++++ Given records

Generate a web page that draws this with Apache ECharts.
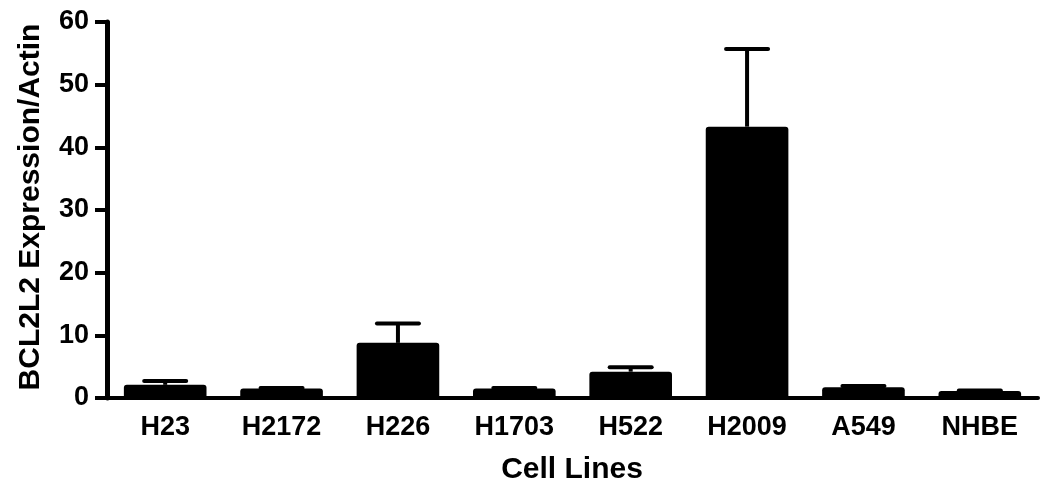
<!DOCTYPE html>
<html>
<head>
    <title>BCL2L2 Expression</title>
    <script src="https://cdn.jsdelivr.net/npm/echarts@6/dist/echarts.min.js"></script>
    <style>
        body {
            margin: 0;
            padding: 0;
            background-color: #ffffff;
        }

        #chart {
            width: 1050px;
            height: 491px;
        }
    </style>
</head>
<body>
    <div id="chart"></div>

    <script>
        // cell lines and values
        var cellLines = ['H23', 'H2172', 'H226', 'H1703', 'H522', 'H2009', 'A549', 'NHBE'];
        var expression = [2.1, 1.5, 8.8, 1.5, 4.2, 43.3, 1.7, 1.1];
        var errorUp = [0.6, 0.1, 3.1, 0.1, 0.7, 12.4, 0.2, 0.1];
        var yTicks = [0, 10, 20, 30, 40, 50, 60];

        var font = 'Liberation Sans, Arial, sans-serif';

        var chart = echarts.init(document.getElementById('chart'));

        var errorData = cellLines.map(function (c, i) {
            return [i, expression[i], expression[i] + errorUp[i]];
        });

        var option = {
            animation: false,
            grid: {
                left: 107,
                right: 12,
                top: 22,
                bottom: 93,
                outerBoundsMode: 'none',
                containLabel: false
            },
            // axis titles placed by hand, the built-in name kept drifting off the labels
            graphic: [
                {
                    type: 'text',
                    x: 31,
                    y: 207,
                    rotation: Math.PI / 2,
                    style: {
                        text: 'BCL2L2 Expression/Actin',
                        fontFamily: font,
                        fontWeight: 'bold',
                        fontSize: 30,
                        fill: '#000',
                        align: 'center',
                        verticalAlign: 'middle'
                    }
                },
                {
                    type: 'text',
                    x: 572,
                    y: 470,
                    style: {
                        text: 'Cell Lines',
                        fontFamily: font,
                        fontWeight: 'bold',
                        fontSize: 30,
                        fill: '#000',
                        align: 'center',
                        verticalAlign: 'middle'
                    }
                }
            ],
            xAxis: {
                type: 'category',
                data: cellLines,
                axisLine: {
                    lineStyle: { color: '#000', width: 4 }
                },
                axisTick: {
                    alignWithLabel: true,
                    length: 12,
                    lineStyle: { color: '#000', width: 4 }
                },
                axisLabel: {
                    margin: 6,
                    fontFamily: font,
                    fontWeight: 'bold',
                    fontSize: 27,
                    color: '#000'
                }
            },
            yAxis: {
                type: 'value',
                min: yTicks[0],
                max: yTicks[yTicks.length - 1],
                interval: 10,
                axisLine: {
                    show: true,
                    lineStyle: { color: '#000', width: 5 }
                },
                axisTick: {
                    show: true,
                    length: 12,
                    lineStyle: { color: '#000', width: 4 }
                },
                axisLabel: {
                    margin: 18,
                    fontFamily: font,
                    fontWeight: 'bold',
                    fontSize: 27,
                    color: '#000'
                },
                splitLine: { show: false }
            },
            series: [
                {
                    type: 'custom',
                    data: errorData,
                    z: 1,
                    renderItem: function (params, api) {
                        var base = api.coord([api.value(0), api.value(1)]);
                        var top = api.coord([api.value(0), api.value(2)]);
                        var half = 21;
                        return {
                            type: 'group',
                            children: [
                                {
                                    type: 'line',
                                    shape: { x1: base[0], y1: base[1], x2: top[0], y2: top[1] },
                                    style: { stroke: '#000', lineWidth: 4 }
                                },
                                {
                                    type: 'line',
                                    shape: { x1: top[0] - half, y1: top[1], x2: top[0] + half, y2: top[1] },
                                    style: { stroke: '#000', lineWidth: 4, lineCap: 'round' }
                                }
                            ]
                        };
                    }
                },
                {
                    type: 'bar',
                    data: expression,
                    barCategoryGap: '29%',
                    z: 2,
                    itemStyle: {
                        color: '#000',
                        borderRadius: [3, 3, 0, 0]
                    }
                }
            ]
        };

        chart.setOption(option);
    </script>
</body>
</html>
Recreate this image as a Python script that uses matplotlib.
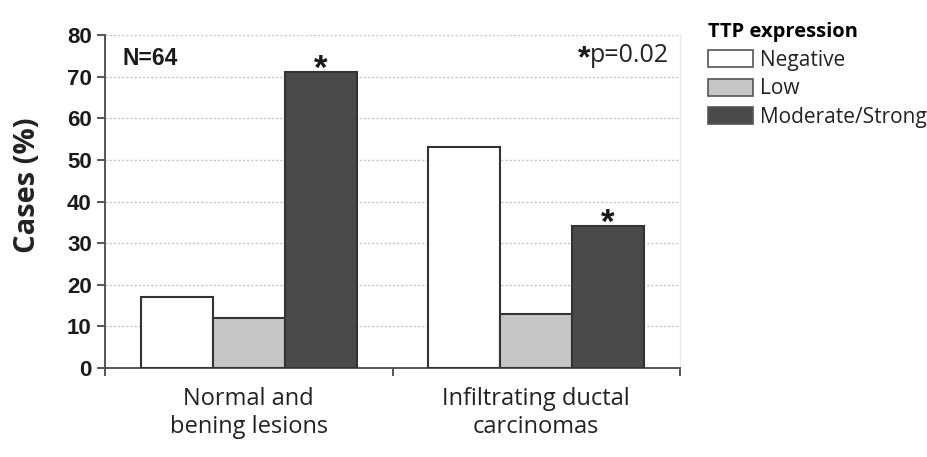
import matplotlib
matplotlib.use("Agg")
import matplotlib.pyplot as plt
import numpy as np
from matplotlib.patches import Patch

categories = ["Normal and\nbening lesions", "Infiltrating ductal\ncarcinomas"]
series_names = ["Negative", "Low", "Moderate/Strong"]
negative = [17, 53]
low = [12, 13]
moderate_strong = [71, 34]
y_ticks = [0, 10, 20, 30, 40, 50, 60, 70, 80]

colors = ["#ffffff", "#c6c6c6", "#4a4a4a"]
edge = "#333333"

fig = plt.figure(figsize=(9.27, 4.57), dpi=100)
ax = fig.add_axes([0.1133, 0.1947, 0.6203, 0.7287])

x = np.arange(len(categories))
w = 0.25
values = [negative, low, moderate_strong]
for i, (vals, c, name) in enumerate(zip(values, colors, series_names)):
    ax.bar(x + (i - 1) * w, vals, width=w, color=c, edgecolor=edge,
           linewidth=1.5, label=name, zorder=3)

ax.set_xlim(-0.5, 1.5)
ax.set_ylim(0, 80)
ax.set_yticks(y_ticks)
ax.set_yticklabels([str(t) for t in y_ticks], fontfamily="Liberation Sans",
                   fontweight="bold", fontsize=16, color="#1a1a1a")
ax.yaxis.grid(True, linestyle=(0, (1.5, 1.5)), color="#c4c4c4", linewidth=1.0, zorder=0)

# category boundary ticks on x axis, labels centred on groups
ax.set_xticks([-0.5, 0.5, 1.5])
ax.set_xticklabels([])
ax.set_xticks(x, minor=True)
ax.set_xticklabels(categories, minor=True, fontfamily="Open Sans", fontsize=17,
                   color="#222222", linespacing=1.22)
ax.tick_params(axis="x", which="minor", length=0, pad=14)
ax.tick_params(axis="x", which="major", length=6, width=1.4, color="#555555", direction="out")
ax.tick_params(axis="y", length=6, width=1.4, color="#555555", direction="out", pad=3.5)

ax.spines["top"].set_visible(False)
ax.spines["right"].set_color("#e8e8e8")
ax.spines["right"].set_linewidth(1.0)
for s in ["left", "bottom"]:
    ax.spines[s].set_linewidth(1.4)
    ax.spines[s].set_color("#555555")

ax.set_ylabel("Cases (%)", fontfamily="Open Sans", fontweight="bold", fontsize=21,
              color="#222222")
ax.yaxis.set_label_coords(-0.11, 0.55)

ax.text(0.031, 0.911, "N=64", transform=ax.transAxes, fontfamily="Liberation Sans",
        fontweight="bold", fontsize=16.5, va="baseline", ha="left", color="#1a1a1a")
ax.text(0.844, 0.904, "*", transform=ax.transAxes, fontfamily="Liberation Sans",
        fontweight="bold", fontsize=23, va="baseline", ha="right", color="#1a1a1a")
ax.text(0.843, 0.919, "p=0.02", transform=ax.transAxes, fontfamily="Open Sans",
        fontsize=18, va="baseline", ha="left", color="#222222")

# significance markers above the Moderate/Strong bars
for xi, v in zip(x + w, moderate_strong):
    ax.text(xi, v - 1.5, "*", ha="center", va="baseline", fontfamily="Liberation Sans",
            fontweight="bold", fontsize=25, color="#1a1a1a")

handles = [Patch(facecolor=c, edgecolor="#555555", linewidth=1.2) for c in colors]
leg = fig.legend(handles, series_names, loc="upper left", bbox_to_anchor=(0.764, 0.952),
                 frameon=False, title="TTP expression", alignment="left",
                 prop={"family": "Open Sans", "size": 15},
                 title_fontproperties={"family": "Open Sans", "weight": "bold", "size": 14.5},
                 handlelength=2.16, handleheight=0.87, handletextpad=0.34, labelspacing=0.37,
                 borderaxespad=0, borderpad=0)
for t in leg.get_texts():
    t.set_color("#222222")

fig.savefig("out.png", dpi=100)
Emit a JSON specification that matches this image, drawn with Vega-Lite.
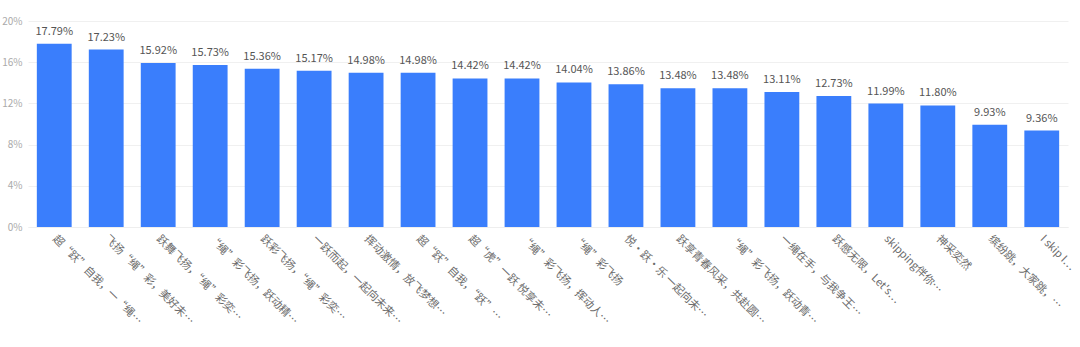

++++++++

> [Requirement]: Copy each line that holds the word "image".

> [Solution to this task]:
Recreate this image as a Python script that uses matplotlib.
Emit a JSON specification that matches this image, drawn with Vega-Lite.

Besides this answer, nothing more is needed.